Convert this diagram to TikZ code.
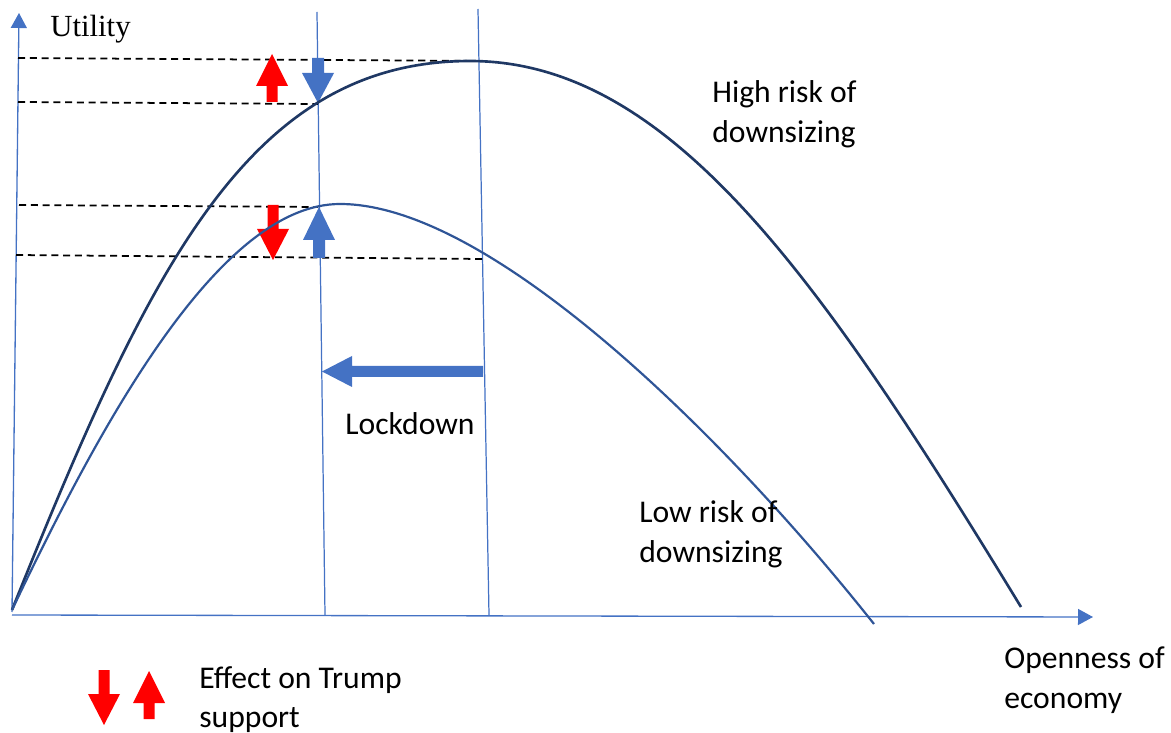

---

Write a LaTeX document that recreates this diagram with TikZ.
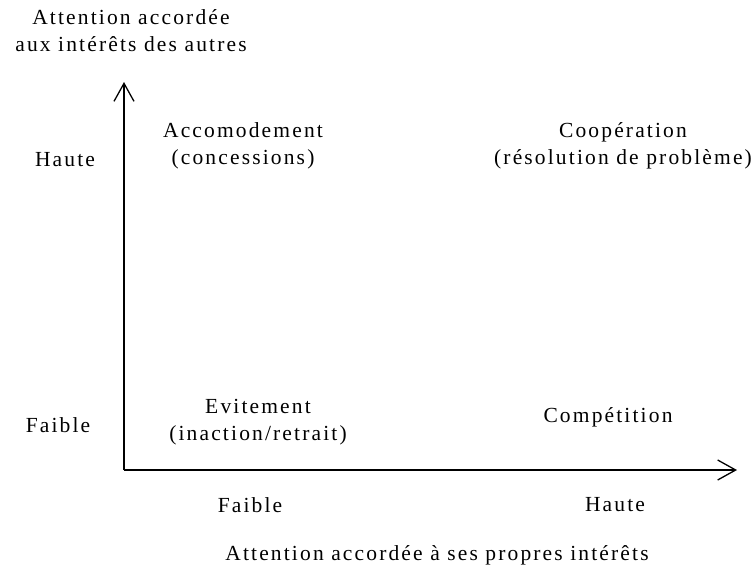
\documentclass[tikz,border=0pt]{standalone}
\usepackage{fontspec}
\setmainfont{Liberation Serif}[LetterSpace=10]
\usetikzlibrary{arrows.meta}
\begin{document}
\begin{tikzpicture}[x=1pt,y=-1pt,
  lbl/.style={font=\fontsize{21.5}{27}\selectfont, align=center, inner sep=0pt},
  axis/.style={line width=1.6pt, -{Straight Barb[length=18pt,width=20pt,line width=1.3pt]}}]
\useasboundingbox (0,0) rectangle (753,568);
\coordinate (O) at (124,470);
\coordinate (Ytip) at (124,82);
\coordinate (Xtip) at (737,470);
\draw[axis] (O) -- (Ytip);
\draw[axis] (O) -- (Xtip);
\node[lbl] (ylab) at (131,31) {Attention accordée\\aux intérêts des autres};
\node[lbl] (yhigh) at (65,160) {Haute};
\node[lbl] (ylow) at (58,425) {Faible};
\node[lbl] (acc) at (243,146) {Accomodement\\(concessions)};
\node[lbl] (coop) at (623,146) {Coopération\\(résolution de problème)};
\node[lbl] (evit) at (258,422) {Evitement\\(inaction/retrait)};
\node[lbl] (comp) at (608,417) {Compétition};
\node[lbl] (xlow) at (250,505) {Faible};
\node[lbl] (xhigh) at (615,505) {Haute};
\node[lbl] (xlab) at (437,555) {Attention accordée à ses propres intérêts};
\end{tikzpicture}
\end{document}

---

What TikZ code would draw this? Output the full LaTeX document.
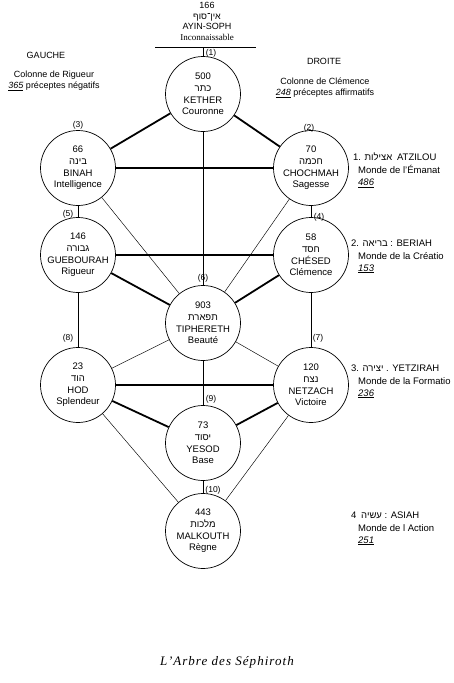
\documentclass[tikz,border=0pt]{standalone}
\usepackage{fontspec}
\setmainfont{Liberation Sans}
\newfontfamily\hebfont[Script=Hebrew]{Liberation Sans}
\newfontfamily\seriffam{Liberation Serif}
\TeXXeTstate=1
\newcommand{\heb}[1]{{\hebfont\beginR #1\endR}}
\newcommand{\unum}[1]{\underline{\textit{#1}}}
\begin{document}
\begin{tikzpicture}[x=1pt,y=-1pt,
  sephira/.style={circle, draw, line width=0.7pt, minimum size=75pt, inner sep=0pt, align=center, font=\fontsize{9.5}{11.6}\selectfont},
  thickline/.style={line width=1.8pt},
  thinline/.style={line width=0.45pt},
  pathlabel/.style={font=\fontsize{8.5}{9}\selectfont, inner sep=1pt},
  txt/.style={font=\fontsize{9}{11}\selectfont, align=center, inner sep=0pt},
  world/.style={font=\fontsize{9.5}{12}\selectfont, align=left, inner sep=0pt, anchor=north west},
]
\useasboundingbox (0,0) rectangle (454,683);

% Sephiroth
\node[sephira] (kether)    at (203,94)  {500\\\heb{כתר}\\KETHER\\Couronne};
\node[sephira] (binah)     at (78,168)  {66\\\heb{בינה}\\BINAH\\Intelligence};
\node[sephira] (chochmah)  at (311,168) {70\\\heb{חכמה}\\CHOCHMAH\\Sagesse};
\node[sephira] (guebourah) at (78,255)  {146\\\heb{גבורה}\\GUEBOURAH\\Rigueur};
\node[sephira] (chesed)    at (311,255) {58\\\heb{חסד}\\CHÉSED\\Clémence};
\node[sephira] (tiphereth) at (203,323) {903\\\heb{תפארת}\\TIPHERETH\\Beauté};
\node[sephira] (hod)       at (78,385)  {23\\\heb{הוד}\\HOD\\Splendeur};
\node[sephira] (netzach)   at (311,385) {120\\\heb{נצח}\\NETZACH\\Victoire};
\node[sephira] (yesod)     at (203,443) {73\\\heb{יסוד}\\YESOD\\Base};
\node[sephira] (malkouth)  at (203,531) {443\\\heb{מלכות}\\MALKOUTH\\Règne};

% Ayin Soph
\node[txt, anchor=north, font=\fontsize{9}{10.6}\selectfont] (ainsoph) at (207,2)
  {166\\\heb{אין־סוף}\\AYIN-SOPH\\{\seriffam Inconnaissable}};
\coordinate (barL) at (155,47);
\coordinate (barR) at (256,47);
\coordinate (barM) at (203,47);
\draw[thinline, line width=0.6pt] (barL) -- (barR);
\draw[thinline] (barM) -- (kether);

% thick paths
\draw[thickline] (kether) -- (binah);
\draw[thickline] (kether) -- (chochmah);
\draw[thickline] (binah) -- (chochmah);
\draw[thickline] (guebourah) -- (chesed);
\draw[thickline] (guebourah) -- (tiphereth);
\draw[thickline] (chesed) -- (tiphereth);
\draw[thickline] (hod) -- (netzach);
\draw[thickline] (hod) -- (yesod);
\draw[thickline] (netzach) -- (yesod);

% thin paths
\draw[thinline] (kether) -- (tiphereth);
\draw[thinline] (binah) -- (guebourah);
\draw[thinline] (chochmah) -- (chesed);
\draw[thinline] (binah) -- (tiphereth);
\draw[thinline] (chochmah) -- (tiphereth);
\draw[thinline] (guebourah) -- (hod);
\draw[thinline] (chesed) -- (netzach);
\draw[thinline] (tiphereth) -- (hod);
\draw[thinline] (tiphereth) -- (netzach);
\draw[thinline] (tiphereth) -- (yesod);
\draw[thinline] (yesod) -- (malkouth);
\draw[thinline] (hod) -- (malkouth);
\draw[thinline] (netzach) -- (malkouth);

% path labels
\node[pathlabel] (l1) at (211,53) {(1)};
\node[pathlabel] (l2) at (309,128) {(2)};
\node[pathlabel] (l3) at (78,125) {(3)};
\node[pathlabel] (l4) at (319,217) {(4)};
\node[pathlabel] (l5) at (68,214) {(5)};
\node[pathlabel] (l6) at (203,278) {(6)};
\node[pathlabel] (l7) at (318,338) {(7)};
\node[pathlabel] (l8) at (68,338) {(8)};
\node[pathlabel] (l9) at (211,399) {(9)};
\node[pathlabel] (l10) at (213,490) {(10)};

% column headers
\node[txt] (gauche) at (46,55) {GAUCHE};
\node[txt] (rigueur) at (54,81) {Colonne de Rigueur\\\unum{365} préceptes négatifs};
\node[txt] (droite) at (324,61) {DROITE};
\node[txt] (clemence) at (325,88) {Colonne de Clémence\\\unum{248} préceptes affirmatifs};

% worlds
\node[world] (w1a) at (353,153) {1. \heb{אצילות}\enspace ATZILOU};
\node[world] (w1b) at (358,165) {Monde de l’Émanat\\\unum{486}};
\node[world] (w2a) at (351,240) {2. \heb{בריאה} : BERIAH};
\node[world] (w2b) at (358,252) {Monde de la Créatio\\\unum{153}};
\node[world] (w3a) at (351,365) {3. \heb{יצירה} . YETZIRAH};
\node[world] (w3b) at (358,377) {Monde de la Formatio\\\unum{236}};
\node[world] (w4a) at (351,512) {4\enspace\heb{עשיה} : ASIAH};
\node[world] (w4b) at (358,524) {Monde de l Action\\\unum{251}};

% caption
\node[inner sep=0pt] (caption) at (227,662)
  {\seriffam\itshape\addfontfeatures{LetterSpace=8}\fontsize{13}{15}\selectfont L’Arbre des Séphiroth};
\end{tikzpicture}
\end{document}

● What is asked
Give back, unchanged, each line from the one containing "What TikZ code" through the one containing "(0,0) rectangle (454,683);". Pictures are to be left out.

● Worked answer
What TikZ code would draw this? Output the full LaTeX document.
\documentclass[tikz,border=0pt]{standalone}
\usepackage{fontspec}
\setmainfont{Liberation Sans}
\newfontfamily\hebfont[Script=Hebrew]{Liberation Sans}
\newfontfamily\seriffam{Liberation Serif}
\TeXXeTstate=1
\newcommand{\heb}[1]{{\hebfont\beginR #1\endR}}
\newcommand{\unum}[1]{\underline{\textit{#1}}}
\begin{document}
\begin{tikzpicture}[x=1pt,y=-1pt,
  sephira/.style={circle, draw, line width=0.7pt, minimum size=75pt, inner sep=0pt, align=center, font=\fontsize{9.5}{11.6}\selectfont},
  thickline/.style={line width=1.8pt},
  thinline/.style={line width=0.45pt},
  pathlabel/.style={font=\fontsize{8.5}{9}\selectfont, inner sep=1pt},
  txt/.style={font=\fontsize{9}{11}\selectfont, align=center, inner sep=0pt},
  world/.style={font=\fontsize{9.5}{12}\selectfont, align=left, inner sep=0pt, anchor=north west},
]
\useasboundingbox (0,0) rectangle (454,683);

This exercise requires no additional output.